2.1 Participants
All participants including 115 HCC patients,103 patients with cirrhosis and 15 healthy individuals were enrolled from January 2018 to December 2019 in the Second Xiangya Hospital of Central South University and Hunan People’s hospital. All participants are provided with complete information on clinical characteristics. The eligibility criteria were as follows: 1) The participants are at least 18 years of age. 2)must be treatment naïve. 3) BCLC 0-A. Patients with intrahepatic cholangiocarcinoma including combine hepatocellular-cholangiocarcinoma or other malignancies were excluded. HCC and cirrhotic liver tissues were mainly obtained to initial surgical resection or biopsy. Blood sample tissues were obtained at the time of initial diagnosis. Healthy individuals samples were mainly blood samples defined as having no liver disease nor history of cancer at the time of enrollment. Baseline clinicopathologic data were collected at the time of initial diagnosis, including age, gender, personal history, HBV infection status and serum tumor markers. Laboratory analysis of CpG was done before therapy. Serum tumor markers are subject to clinical reference values. The cutoff value for the CpG locus was located at fifty percent. Values above 50 percent are defined as elevated, otherwise normal.
2.2 DNA extraction from tissues and plasma
DNA from tumor tissue, cirrhotic liver tissue were extracted using the QIAamp DNA FFPE Tissue Kit (Qiagen, Valencia, CA, USA). The absence of tumor cells in cirrhotic live tissue was confirmed by histopathological assessment. Circulating cell-free DNA (cfDNA) was recovered from 4 to 5 ml of plasma using the QIAamp Circulating Nucleic Acid kit (Qiagen, Valencia, CA, USA).DNA was quantified with the Qubit 2.0 fluorimeter (ThermoFisher Scientific, Waltham, MA, USA).
2.3 Targeted bisulfite sequencing
Fragmented tissue DNA (~200bp) and cfDNA were subjected to bisulfite conversion using EZ-96 DNA methylation-lightening MagPrep (Zymo research, CA, USA). Briefly, purified DNA was treated with sodium bisulfite. Subsequently, the converted single-strand DNA molecules were ligated to a splinted adapter, and amplified by an uracil-tolerating DNA polymerase to generate whole-genome BS-seq libraries. Custom-designed methylation profiling RNA baits were used for target enrichment. The target libraries were subsequently quantified by real-time PCR (Kapa Biosciences Wilmington, MA, USA) and sequenced on NovaSeq 6000 (Illumina, San Diego, CA, USA) with an average sequencing depth of 500X for tissue samples and 1,000X for plasma samples.

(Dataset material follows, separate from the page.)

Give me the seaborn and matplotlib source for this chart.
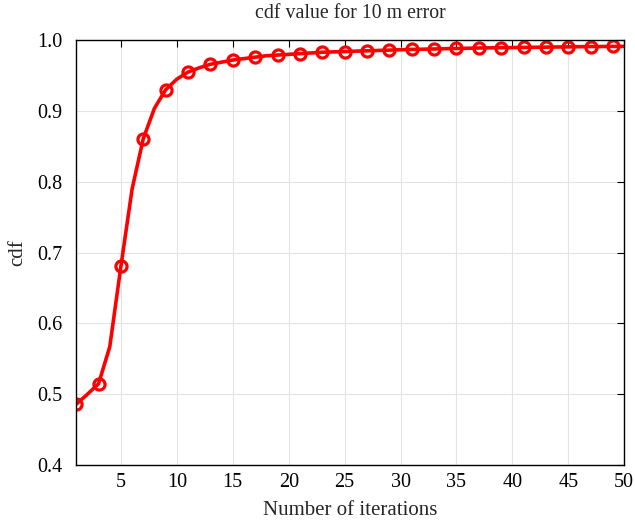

2.4 Methylation data processing
Raw sequencing data (.fastq) were first trimmed by Trimmomatic (v.0.36) and the aligned by BWA-meth to the C to T- and G to A-transformed hg19 reference genome. PCR duplicate reads were identified and removed by Picard tools (v.1.138). Paired reads were stitched together to represented to originating DNA fragments, and those with discordant pairing, or low mapping quality(MAPQ<60) were removed from further analyses.
2.5Independence of the prediction model from clinical characteristics
To determine whether the predictive power of the prediction model could be independent of other clinical variables (including age, gender, personal history, HBV infection status, serum tumor markers and CpG methylation level) for patients with HCC, univariate and multivariate logistic regression analyses were conducted, with the other traditional clinical characteristics as independent variables and the pathological type as the dependent variable. All reported P values were two-sided. The hazard ratio (HR) and 95% confidence intervals were calculated.
2.6 Construction and validation a prediction nomogram
To construct a CpG-based model for HCC diagnosis, R software (R software 4.1.2, USA) is used for building diagnostic predictive models and validation. In this study, we can use nomograms to predict the diagnosis in high-risk populations. All participants were randomly divided into two groups, training cohort (n=133) and validation cohort (n=100).The combined model based on all independent predict factors selected by the multivariable logistic regression analysis was used to construct a nomogram to assess the probability of early screening in high-risk populations. Subsequently, validation, including discrimination and calibration, were performed. The calibration curve of the nomogram was evaluated graphically by plotting the nomogram prediction probabilities against the observed rates. Overlapping with the reference line demonstrated that the model was in perfect agreement. At the same time, use the ROC analysis and the decision curve analysis (DCA) to compared the predictive accuracy. The p value of less than 0.05 reflected a statistically significant difference.